An experience which, if we are blessed, we get from grandparents – who are there to care and who, when we have tired them out with caring, ‘give us back’ to our sterner, always more harassed, parents.
This got me thinking: Grandparents have homes are full of ‘old fashioned’ objects: the year we lived with my paternal grandparents, Grandma was still using a flat-iron, heating it on the coal-fired boiler. (Okay, it was still the 1950s!) They have time, skills, and interesting stories of ‘long ago’. Ideas to stimulate an interest in social history. Their childhoods, in another age, are intriguing. Milk coming round in a churn, on a cart? (Goes back a long way, that one: to my ‘other Granny’!) One of my grandfathers kept prisms on the windowsill in his study: I remember him showing me how the prisms divided light into rainbow colours. An introduction to science.
RAISED BY GRANDPARENTS
I can count many friends who’ve been almost or totally raised by grandparents: some whose Mum has been unable to mother for some reason, and Grandma has lived in and been the main carer. Others whose grandparents have lived until the grandchildren are grown and gone from home: the grief of these adult friends when the grandparents die is a poignant reminder of the enormous emotional importance of the grandparent/grandchild bond.

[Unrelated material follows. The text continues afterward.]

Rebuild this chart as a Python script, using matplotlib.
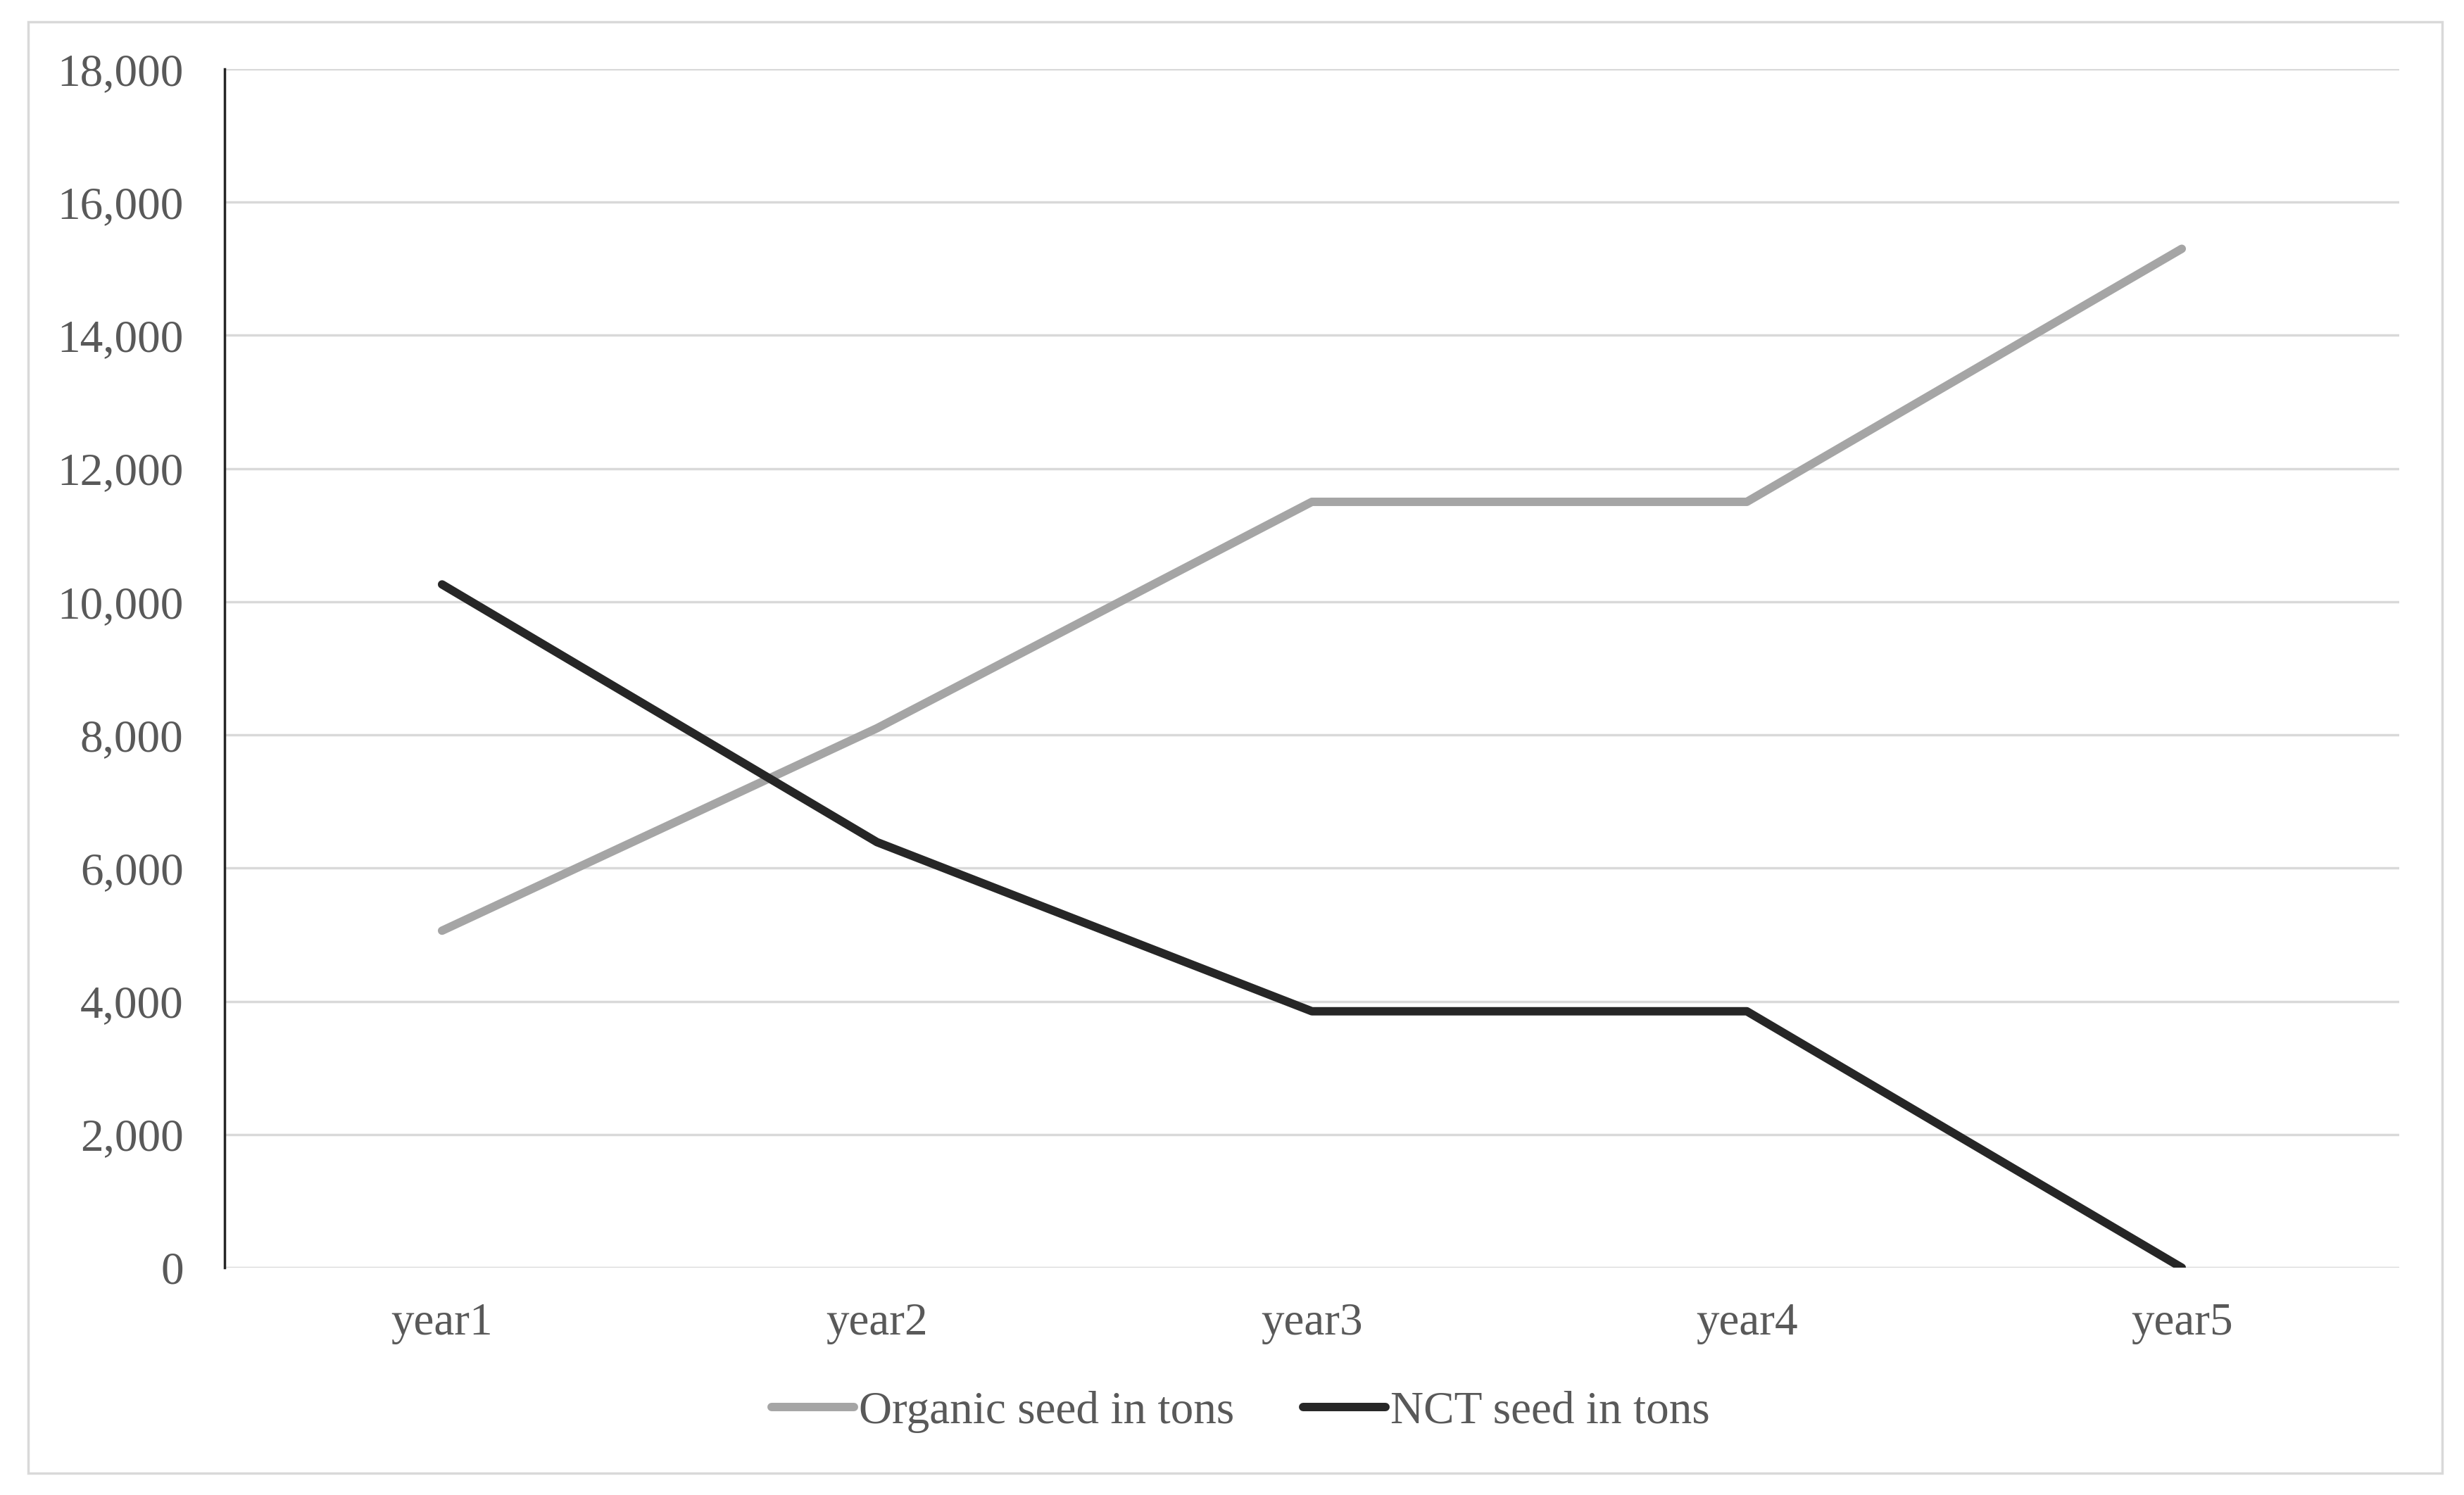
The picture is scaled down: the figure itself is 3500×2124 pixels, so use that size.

Worldwide, grandparents, especially grandmothers, are carers. Tradition seems to dictate that those who can no longer bear babies care for babies … and for older children. In many places, grandmothers care full-time, while mothers work.
And since HIV/AIDS has orphaned thousands of children, grandparents in many countries must care full-time, often for the children of more than one family.
Here in Britain, many grandparents are daily carers of children, often chosen in preference to child-minders, or nurseries. An Age UK report gives figures: Two-fifths (40%) of the nation’s grandparents over the age of 50 – five million – have provided regular childcare for their grandchildren… The survey revealed that the vast majority (89%) of the five million grandparents who provided regular care do so at least once a week…*
If families break up, or parents can’t cope, grandparents may find themselves starting over again as full-time, possibly legal, parents.
‘PENSIONERS’ OR VITAL RESOURCES?
In our area, all houses were delivered booklets on resources for the elderly: from ‘Over-50’s Yoga’ to (a particularly unpleasant thought) a ‘Dementia Cafe’ for Alzheimers sufferers and their carers …These leaflets though useful to some residents were a little scary …
Clearly the concept of ‘pensioners’ needs updating: some are making a contribution as worthwhile and lively (and vital to the ‘economy’) than any other workers.
A FINAL THOUGHT
Grandparents may belong to a ‘bygone age’ – but strangely, their ideas, attitudes and behaviour seems to appeal and endear them to kids! They are not mere spent grey-heads …Perhaps we should begin to take their views on society more seriously? Fun, and wisdom, garnered as a harvest from many years’ experience.
*Source: Age UK (2017)
Our kids grandparents were essential to raising them. While the kids were young, I worked part-time and two days a week and it was the grandparents who minded our kids. We were totally blessed.
Having recently become a Nana, I entirely agree on our charm and usefulness. 🙂 I find that most grandparents, caring for little grandchildren, are not yet pensionable, but end up with employment and child-minding duties. Speaking for myself, and for the other grandparents I meet in toddler groups (a big up for those amazing toddler groups, by the way!) we enjoy our grandchildren in a very different way to how we enjoyed (endured) the 24/7 of our own children and can now afford to bring peace, magic and unconditional love into the lives of our little treasures, before we hand them back.